== Available data

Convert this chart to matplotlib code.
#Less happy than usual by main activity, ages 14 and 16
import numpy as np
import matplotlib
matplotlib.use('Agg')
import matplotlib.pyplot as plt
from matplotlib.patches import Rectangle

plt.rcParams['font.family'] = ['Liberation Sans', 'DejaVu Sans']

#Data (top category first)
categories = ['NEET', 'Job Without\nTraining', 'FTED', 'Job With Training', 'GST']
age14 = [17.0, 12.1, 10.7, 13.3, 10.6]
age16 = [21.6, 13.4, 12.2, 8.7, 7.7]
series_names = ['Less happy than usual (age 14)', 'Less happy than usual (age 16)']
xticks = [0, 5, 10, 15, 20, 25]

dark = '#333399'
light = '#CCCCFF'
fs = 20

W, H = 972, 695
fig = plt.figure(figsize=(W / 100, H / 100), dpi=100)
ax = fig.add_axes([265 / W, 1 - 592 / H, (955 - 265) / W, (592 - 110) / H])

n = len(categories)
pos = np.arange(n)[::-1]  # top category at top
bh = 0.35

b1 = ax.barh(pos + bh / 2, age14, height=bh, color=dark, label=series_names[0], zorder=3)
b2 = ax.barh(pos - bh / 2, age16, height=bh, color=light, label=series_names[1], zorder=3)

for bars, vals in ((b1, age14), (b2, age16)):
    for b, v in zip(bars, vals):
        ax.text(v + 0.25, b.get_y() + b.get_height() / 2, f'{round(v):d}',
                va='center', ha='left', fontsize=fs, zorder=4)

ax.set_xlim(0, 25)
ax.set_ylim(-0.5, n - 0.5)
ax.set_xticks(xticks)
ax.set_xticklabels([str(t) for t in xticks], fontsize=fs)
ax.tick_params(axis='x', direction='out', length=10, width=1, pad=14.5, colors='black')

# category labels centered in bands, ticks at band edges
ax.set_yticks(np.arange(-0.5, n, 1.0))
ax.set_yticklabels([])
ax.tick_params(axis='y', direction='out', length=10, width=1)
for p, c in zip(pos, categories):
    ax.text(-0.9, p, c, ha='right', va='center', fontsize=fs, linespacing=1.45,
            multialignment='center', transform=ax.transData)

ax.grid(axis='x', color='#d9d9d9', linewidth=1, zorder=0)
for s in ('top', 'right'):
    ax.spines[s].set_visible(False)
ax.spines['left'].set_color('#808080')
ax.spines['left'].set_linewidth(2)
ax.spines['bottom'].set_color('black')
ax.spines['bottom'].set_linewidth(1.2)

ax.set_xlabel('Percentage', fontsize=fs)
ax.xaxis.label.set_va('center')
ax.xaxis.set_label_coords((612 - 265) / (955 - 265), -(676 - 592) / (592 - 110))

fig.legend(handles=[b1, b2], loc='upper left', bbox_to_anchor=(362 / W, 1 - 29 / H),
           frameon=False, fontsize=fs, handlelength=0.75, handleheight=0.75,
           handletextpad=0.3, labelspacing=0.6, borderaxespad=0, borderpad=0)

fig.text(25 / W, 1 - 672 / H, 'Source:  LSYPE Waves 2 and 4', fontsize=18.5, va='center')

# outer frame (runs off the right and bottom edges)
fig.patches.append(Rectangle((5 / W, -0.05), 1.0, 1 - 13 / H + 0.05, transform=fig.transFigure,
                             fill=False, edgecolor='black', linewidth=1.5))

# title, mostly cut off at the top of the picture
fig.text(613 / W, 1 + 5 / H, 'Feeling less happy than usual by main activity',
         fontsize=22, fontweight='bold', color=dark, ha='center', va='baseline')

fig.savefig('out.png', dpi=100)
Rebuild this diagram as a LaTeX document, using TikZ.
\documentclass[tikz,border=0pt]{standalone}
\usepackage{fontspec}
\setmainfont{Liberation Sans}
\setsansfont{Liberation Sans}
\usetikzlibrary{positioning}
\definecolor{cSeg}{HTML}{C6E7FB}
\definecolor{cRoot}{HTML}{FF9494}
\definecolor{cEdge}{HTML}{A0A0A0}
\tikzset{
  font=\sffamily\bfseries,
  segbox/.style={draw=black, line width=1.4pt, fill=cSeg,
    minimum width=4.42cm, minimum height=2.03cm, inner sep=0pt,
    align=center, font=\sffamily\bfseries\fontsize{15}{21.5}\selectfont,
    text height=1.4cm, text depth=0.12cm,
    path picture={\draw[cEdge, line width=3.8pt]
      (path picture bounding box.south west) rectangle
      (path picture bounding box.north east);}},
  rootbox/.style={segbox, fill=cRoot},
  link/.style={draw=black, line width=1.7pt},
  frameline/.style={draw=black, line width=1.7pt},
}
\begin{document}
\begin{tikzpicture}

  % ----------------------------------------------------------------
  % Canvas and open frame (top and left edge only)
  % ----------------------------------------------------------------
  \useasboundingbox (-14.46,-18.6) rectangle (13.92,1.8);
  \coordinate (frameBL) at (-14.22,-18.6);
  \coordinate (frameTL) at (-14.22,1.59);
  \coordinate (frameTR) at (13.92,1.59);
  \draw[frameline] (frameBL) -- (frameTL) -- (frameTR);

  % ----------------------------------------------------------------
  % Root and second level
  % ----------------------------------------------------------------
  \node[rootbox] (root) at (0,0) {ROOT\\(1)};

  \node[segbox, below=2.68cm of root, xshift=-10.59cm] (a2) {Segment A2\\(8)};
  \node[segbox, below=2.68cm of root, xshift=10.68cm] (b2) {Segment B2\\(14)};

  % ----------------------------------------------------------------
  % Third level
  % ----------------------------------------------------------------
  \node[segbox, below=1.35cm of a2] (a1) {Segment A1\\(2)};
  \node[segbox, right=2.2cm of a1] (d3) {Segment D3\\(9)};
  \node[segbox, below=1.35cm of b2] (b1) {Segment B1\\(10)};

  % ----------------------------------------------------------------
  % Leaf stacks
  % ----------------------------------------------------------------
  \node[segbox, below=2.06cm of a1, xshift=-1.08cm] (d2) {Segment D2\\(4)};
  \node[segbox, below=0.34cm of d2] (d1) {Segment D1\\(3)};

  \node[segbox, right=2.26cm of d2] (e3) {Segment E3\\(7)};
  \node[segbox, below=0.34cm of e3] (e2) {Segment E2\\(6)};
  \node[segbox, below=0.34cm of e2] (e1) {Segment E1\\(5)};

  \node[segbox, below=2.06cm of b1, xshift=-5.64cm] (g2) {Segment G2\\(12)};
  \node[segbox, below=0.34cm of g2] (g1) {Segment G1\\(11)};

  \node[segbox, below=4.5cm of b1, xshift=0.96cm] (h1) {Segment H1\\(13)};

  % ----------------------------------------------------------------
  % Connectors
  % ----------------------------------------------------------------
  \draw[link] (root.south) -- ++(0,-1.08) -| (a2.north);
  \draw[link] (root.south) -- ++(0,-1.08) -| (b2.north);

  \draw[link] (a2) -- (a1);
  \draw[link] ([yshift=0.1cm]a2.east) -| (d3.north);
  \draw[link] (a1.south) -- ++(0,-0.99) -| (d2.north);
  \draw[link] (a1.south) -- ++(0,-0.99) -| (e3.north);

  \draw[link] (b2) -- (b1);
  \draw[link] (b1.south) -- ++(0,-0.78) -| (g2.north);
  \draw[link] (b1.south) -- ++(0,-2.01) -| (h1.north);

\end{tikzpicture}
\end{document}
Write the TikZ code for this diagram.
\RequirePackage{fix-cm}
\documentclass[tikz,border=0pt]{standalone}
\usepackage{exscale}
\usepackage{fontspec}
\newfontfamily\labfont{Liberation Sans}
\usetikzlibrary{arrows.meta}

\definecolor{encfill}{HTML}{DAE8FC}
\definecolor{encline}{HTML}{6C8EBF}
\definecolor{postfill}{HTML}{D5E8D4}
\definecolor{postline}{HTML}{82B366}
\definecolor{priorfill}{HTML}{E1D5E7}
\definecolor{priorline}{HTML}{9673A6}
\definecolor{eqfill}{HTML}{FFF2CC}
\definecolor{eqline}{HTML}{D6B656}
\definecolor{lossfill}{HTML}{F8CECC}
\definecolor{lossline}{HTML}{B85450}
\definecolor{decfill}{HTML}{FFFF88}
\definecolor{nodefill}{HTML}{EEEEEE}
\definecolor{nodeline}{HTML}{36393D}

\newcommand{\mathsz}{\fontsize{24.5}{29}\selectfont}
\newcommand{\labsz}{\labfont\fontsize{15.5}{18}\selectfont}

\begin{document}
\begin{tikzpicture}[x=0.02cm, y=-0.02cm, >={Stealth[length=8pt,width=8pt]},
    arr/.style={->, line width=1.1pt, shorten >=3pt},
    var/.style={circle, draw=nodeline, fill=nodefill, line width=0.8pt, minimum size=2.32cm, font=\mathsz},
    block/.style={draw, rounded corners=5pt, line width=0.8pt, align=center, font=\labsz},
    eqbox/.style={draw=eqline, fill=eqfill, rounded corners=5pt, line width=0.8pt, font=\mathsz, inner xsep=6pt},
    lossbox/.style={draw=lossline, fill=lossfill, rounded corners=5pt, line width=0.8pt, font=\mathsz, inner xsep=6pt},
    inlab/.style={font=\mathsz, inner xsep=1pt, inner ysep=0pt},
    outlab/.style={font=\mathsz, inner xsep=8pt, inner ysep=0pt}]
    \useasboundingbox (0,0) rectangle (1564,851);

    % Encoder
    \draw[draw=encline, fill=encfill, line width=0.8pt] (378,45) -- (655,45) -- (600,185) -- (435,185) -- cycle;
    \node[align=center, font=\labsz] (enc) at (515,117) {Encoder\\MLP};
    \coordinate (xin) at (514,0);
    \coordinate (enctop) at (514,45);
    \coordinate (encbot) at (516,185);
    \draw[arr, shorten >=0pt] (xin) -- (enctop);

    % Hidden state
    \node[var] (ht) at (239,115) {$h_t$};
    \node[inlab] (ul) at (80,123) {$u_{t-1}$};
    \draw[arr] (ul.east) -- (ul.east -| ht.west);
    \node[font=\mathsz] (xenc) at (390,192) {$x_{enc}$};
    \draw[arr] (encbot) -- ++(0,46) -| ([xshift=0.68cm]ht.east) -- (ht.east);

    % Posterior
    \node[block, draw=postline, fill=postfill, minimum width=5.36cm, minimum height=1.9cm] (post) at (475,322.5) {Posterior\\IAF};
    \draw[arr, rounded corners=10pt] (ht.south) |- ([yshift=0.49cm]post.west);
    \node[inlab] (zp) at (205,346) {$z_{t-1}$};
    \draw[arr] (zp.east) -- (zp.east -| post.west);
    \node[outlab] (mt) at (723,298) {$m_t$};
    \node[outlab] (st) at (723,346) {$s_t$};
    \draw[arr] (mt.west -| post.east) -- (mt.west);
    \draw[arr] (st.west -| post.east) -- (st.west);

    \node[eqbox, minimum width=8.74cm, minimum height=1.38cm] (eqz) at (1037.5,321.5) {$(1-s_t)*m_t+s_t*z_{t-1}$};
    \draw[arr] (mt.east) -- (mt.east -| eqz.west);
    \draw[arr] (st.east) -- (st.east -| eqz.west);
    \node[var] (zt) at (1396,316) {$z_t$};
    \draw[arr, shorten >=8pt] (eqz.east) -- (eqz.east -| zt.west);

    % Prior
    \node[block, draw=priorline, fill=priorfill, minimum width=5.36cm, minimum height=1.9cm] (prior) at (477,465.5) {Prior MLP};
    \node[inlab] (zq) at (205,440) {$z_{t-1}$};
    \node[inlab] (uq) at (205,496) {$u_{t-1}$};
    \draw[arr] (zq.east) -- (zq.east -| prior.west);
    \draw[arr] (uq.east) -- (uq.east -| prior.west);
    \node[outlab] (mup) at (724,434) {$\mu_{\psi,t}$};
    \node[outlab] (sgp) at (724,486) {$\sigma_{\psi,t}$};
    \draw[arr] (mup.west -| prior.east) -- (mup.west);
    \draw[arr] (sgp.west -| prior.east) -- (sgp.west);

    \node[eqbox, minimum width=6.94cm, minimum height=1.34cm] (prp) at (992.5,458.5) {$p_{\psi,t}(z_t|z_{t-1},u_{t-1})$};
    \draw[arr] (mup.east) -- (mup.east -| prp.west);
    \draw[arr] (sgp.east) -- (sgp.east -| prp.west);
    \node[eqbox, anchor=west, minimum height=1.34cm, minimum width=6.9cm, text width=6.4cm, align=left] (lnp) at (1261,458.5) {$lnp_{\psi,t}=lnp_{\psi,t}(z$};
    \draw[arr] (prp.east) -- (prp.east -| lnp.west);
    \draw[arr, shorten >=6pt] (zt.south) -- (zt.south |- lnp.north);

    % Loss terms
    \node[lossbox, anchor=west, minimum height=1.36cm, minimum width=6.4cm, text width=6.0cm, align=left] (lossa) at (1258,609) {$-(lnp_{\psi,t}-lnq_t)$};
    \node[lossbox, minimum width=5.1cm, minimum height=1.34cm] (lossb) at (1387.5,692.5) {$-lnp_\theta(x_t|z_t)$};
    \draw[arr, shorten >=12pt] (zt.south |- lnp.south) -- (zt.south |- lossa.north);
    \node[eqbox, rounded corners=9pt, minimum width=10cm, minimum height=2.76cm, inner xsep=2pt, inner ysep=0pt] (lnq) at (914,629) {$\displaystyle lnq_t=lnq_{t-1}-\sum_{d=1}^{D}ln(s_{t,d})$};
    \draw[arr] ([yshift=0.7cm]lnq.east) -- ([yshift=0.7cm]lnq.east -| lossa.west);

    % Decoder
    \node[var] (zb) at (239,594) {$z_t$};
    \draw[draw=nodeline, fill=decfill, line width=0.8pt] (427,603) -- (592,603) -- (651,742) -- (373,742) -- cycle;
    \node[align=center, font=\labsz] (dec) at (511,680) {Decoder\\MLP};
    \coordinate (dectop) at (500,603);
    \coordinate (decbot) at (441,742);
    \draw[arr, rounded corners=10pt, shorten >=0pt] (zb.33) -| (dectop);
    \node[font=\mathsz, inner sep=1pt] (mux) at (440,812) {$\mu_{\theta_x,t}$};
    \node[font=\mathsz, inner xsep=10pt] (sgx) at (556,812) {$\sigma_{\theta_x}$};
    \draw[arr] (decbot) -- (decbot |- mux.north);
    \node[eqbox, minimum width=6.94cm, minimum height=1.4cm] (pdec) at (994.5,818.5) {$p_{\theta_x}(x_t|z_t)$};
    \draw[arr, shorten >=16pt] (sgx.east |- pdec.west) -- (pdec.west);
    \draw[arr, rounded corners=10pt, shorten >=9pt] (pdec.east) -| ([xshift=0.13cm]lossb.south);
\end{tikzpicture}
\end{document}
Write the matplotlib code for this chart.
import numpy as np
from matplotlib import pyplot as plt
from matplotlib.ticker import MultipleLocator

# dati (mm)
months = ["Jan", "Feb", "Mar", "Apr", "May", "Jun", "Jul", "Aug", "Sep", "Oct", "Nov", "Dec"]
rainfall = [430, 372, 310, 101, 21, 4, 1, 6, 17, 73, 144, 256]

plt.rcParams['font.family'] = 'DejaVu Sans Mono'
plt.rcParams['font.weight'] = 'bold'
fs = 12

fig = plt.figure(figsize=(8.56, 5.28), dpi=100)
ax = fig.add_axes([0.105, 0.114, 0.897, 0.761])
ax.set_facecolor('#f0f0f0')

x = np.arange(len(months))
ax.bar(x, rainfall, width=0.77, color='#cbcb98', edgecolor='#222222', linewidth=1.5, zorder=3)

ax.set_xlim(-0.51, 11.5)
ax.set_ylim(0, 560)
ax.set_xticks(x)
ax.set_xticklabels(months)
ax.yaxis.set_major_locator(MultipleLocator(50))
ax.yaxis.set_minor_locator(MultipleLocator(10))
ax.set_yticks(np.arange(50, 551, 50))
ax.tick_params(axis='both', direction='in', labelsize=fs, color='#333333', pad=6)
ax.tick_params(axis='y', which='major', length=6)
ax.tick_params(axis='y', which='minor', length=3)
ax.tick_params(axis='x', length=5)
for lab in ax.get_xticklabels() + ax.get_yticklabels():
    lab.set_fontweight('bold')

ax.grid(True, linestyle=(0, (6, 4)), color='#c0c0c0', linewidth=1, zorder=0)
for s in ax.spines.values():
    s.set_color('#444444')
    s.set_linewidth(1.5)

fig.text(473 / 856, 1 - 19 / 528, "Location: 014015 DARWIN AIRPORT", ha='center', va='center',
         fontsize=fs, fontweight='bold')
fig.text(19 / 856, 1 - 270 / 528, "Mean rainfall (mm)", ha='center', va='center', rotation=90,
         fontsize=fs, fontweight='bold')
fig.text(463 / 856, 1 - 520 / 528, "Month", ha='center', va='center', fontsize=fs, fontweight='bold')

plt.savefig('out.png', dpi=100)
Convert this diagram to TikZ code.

====

> [The exercise] Repeat the lines from the first one in the records through the line containing "plt.rcParams['font.family'] = ['Liberation", exactly as written, and nothing else.

> [The reply]
Convert this chart to matplotlib code.
#Less happy than usual by main activity, ages 14 and 16
import numpy as np
import matplotlib
matplotlib.use('Agg')
import matplotlib.pyplot as plt
from matplotlib.patches import Rectangle

plt.rcParams['font.family'] = ['Liberation Sans', 'DejaVu Sans']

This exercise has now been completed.